Retype the opening lines of the data exactly, stopping after the line that contains "meds_3 = [54, 63, 0, 3, 3, 3, 3, 6, 3, 20]". Skip every picture.

++++

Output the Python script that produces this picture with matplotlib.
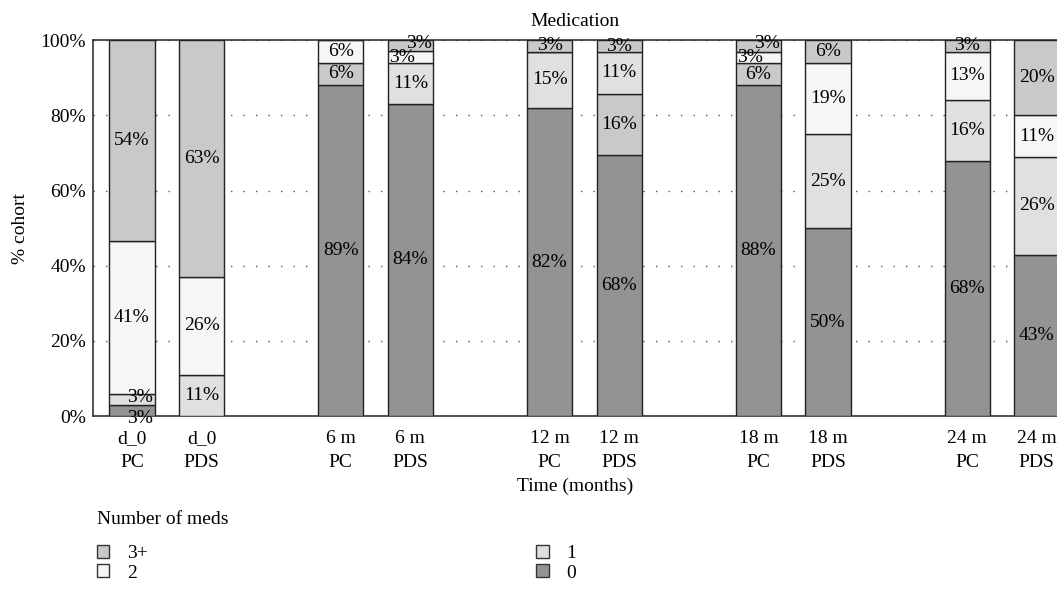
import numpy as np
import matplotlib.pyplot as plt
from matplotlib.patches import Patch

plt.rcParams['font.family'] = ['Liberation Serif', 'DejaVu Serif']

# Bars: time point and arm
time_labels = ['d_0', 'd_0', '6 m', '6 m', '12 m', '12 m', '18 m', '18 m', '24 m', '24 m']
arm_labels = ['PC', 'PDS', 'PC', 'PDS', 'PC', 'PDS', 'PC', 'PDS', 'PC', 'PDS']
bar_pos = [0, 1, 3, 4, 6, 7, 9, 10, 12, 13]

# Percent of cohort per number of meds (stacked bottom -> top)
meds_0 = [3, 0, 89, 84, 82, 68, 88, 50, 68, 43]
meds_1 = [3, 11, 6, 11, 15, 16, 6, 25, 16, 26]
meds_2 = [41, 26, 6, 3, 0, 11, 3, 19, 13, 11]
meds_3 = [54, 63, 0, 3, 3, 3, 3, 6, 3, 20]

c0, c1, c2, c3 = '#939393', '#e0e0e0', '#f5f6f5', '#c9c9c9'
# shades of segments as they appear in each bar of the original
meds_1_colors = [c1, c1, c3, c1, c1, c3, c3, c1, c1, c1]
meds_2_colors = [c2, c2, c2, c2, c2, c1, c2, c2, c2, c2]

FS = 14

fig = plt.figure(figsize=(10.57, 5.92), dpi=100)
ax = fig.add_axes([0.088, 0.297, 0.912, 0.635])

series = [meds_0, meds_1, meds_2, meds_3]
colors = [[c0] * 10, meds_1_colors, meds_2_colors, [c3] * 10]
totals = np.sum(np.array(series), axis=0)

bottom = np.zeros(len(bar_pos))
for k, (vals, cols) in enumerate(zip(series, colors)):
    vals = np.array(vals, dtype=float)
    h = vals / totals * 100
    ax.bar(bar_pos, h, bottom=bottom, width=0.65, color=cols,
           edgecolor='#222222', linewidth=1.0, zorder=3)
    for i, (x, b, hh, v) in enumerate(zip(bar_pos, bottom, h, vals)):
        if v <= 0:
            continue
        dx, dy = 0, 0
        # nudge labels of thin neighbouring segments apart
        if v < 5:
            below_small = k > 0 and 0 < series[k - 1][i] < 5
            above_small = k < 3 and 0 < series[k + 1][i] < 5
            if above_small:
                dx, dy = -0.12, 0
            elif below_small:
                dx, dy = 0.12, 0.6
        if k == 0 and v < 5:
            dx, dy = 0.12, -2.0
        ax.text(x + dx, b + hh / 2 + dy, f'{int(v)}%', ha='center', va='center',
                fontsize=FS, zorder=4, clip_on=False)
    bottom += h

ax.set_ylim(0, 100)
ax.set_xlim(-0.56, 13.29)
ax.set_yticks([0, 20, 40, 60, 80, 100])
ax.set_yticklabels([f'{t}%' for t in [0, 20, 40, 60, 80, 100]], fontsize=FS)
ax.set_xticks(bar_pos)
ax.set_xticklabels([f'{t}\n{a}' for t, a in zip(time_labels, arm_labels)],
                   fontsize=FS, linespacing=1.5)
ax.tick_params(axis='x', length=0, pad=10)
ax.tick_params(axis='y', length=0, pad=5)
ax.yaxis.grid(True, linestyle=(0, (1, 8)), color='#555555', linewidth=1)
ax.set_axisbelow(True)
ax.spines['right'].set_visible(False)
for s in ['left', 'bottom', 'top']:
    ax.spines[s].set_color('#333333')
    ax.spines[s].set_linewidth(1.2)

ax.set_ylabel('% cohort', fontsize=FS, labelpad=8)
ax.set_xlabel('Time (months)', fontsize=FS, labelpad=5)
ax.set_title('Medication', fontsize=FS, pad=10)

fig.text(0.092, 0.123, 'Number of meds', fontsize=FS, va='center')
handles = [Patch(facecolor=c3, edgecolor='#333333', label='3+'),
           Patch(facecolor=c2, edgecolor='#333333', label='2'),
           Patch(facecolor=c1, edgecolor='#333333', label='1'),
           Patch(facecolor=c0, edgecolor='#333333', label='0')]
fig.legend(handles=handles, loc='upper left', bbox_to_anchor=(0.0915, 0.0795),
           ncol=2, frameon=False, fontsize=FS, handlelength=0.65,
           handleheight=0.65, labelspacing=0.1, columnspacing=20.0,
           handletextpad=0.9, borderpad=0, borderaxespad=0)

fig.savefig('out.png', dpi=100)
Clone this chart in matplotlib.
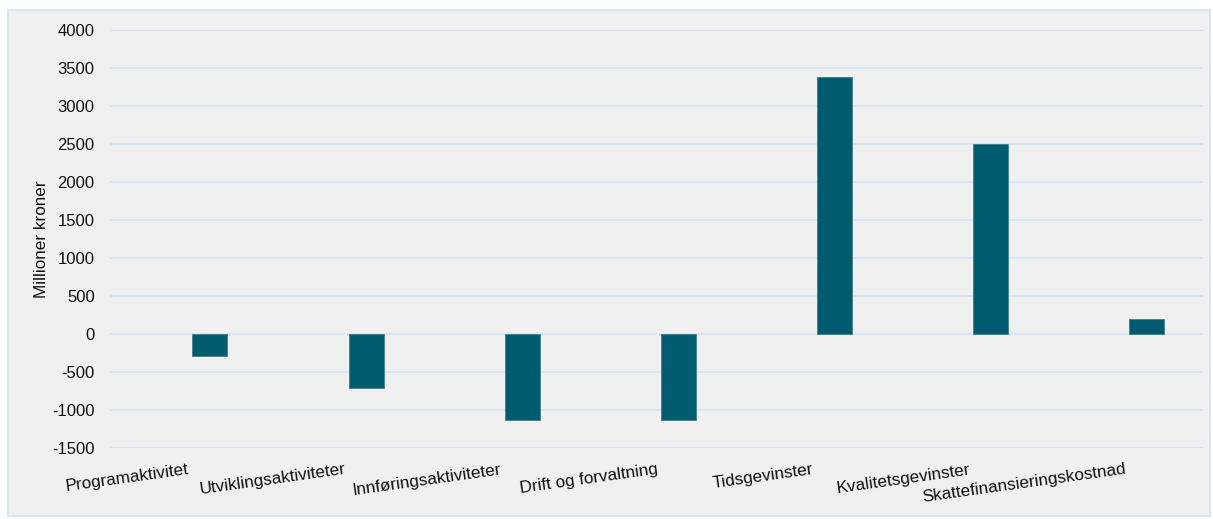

++++

## Exercise response
Output the Python script that produces this picture with matplotlib.
import numpy as np
import matplotlib.pyplot as plt
from matplotlib.patches import Patch

plt.rcParams['font.family'] = ['Liberation Serif', 'DejaVu Serif']

# Bars: time point and arm
time_labels = ['d_0', 'd_0', '6 m', '6 m', '12 m', '12 m', '18 m', '18 m', '24 m', '24 m']
arm_labels = ['PC', 'PDS', 'PC', 'PDS', 'PC', 'PDS', 'PC', 'PDS', 'PC', 'PDS']
bar_pos = [0, 1, 3, 4, 6, 7, 9, 10, 12, 13]

# Percent of cohort per number of meds (stacked bottom -> top)
meds_0 = [3, 0, 89, 84, 82, 68, 88, 50, 68, 43]
meds_1 = [3, 11, 6, 11, 15, 16, 6, 25, 16, 26]
meds_2 = [41, 26, 6, 3, 0, 11, 3, 19, 13, 11]
meds_3 = [54, 63, 0, 3, 3, 3, 3, 6, 3, 20]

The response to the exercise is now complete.